Japan should remain committed to lifting millions of people around the world out of poverty and not be shortsighted about foreign aid even though it is under budget constraints, a top executive of the World Bank said.
“Given the size of the Japanese economy, the outside world does not understand budget constraints,” Praful Patel, the World Bank’s vice president for South Asia, said in an interview this week.
As part of efforts to trim spending to reduce the burden on the debt-ridden state finances, Japan has slashed its official development assistance for the eighth straight year through fiscal 2007.
Patel, who made a two-day visit to Japan through Tuesday, said he hopes Tokyo will reverse its declining trend in ODA, saying Japan should continue to play a leading role in assisting developing countries, including those in South Asia.
He said that continuing to provide aid to South Asia will serve Japan’s interests as well, citing benefits for the private sector.
“The fastest growing region in the world is South Asia, with the fastest growing consumer population, or middle-class,” he said.
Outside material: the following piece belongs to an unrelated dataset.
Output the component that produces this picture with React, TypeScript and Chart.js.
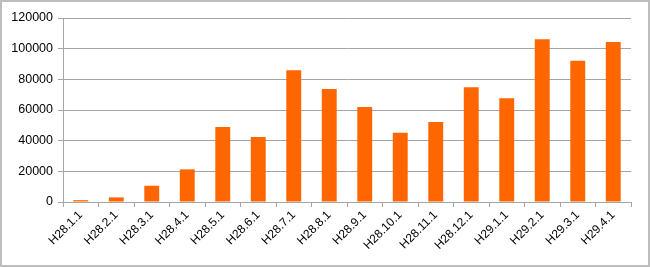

The World Bank projects the Indian economy, the largest in the region, to grow at 9 percent in 2007.
The almost 400 million Indian people will increase demand for consumer products, including those made by Japanese firms, Patel said.
“It will be a huge market opportunity,” he added.
Boosting foreign aid to South Asia will also help stem the growth of extremism and terrorism, and eventually lead to ensuring stability and peace in the region, the World Bank executive said.
In addition, the region is geopolitically important for Japan, he said. The sealane that runs through the Indian Ocean needs to be safe and open for the Japanese economy, he pointed out.
Thanks to foreign aid by Japan and other donor countries, as well as multilateral aid organizations, South Asian countries have seen remarkable progress in reducing poverty recently, Petal said.